Could bugwood really sustain Vanderhoof that long, I wondered? The town was relying on a valuable but volatile resource. About 80 percent of the wood was heading to the United States, where the housing market was beginning to look shaky.
Four months later, I called Dave Stephen, and sure enough, Vanderhoof’s optimism seemed to be fizzling out. An expected surge of winter contracts hadn’t arrived, and even Rocky Mountain Log Homes wasn’t buying. The problem the mayor had insisted was years off was settling in like bad weather. “It’s dead,” Dave said. “The mills can’t find any buyers. When this mountain pine beetle thing started five or six years ago, people predicted a boom for ten to fifteen years. The boom was there, but now it’s tailing off. We’re doing half the volume we did last year. Probably less.”
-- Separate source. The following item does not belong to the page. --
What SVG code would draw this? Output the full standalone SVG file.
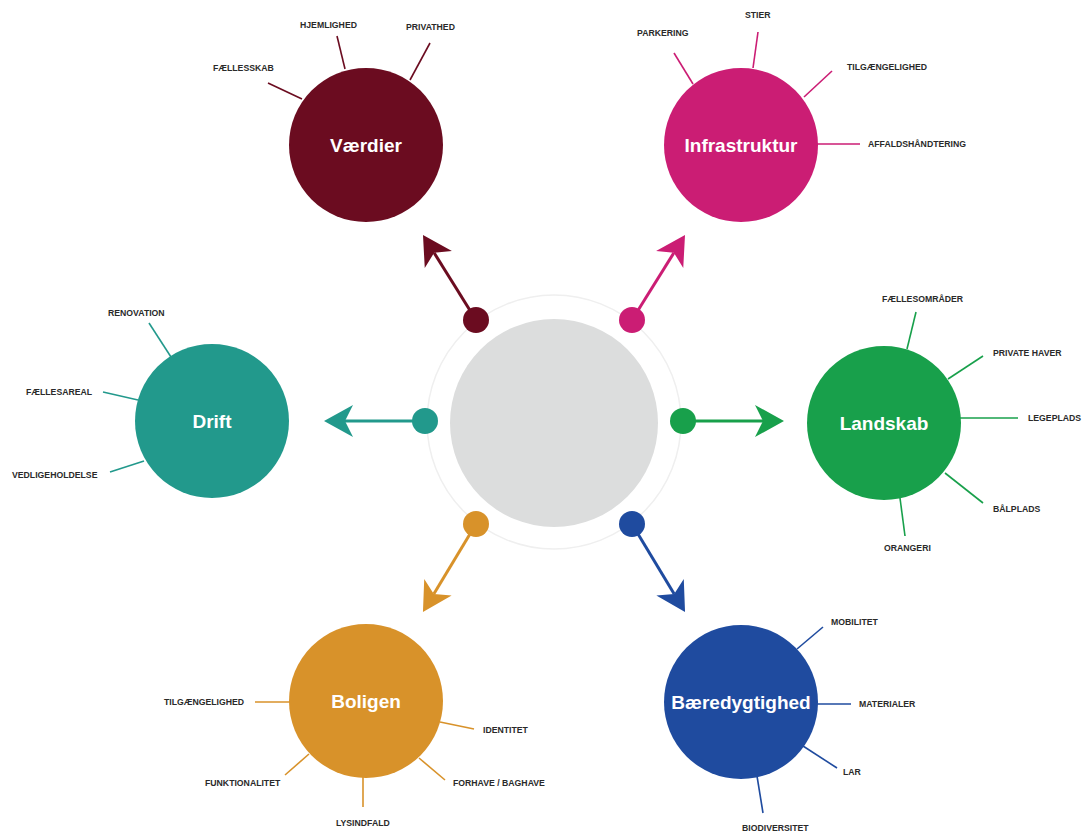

All of the rosy predictions for the region hadn’t factored in the moody suitor that is the American economy. As housing starts in the States plummeted toward the end of 2006, so too did the demand for pine. With BC’s supply at its highest point ever, the province was staring at what economists call market disequilibrium, and what local newspapers termed a glut (as if a strong shot of Drano could free everything). The market’s solution to disequilibrium is usually to trim production, which translates into trimming jobs — and, undoubtedly, leaving behind more uncut red trees.
For their part, Dave and Scott Stephen are constantly strategizing. They have kept up the less-profitable silviculture side of their business, anticipating the inevitable salvage and cleanup contracts that will come up when the worthless trees need to be culled and the forests reclaimed. “They’re going to have a whole forest of dead trees,” said Dave. “Something has to be done with them.”
If you trust coffee shop banter, oil and gas will ride to the rescue of the region’s small towns. Word was circulating around Vanderhoof of massive pools of natural gas beneath the Cariboo region, just waiting to enrich everyone above. It reminded me of something Mayor Fox mentioned offhandedly before I left his office that summer day. A geologic survey had recently found “significant” gold and copper deposits on nearby Mount Milligan, he said. It seems that the gold rush mentality won’t die with the trees.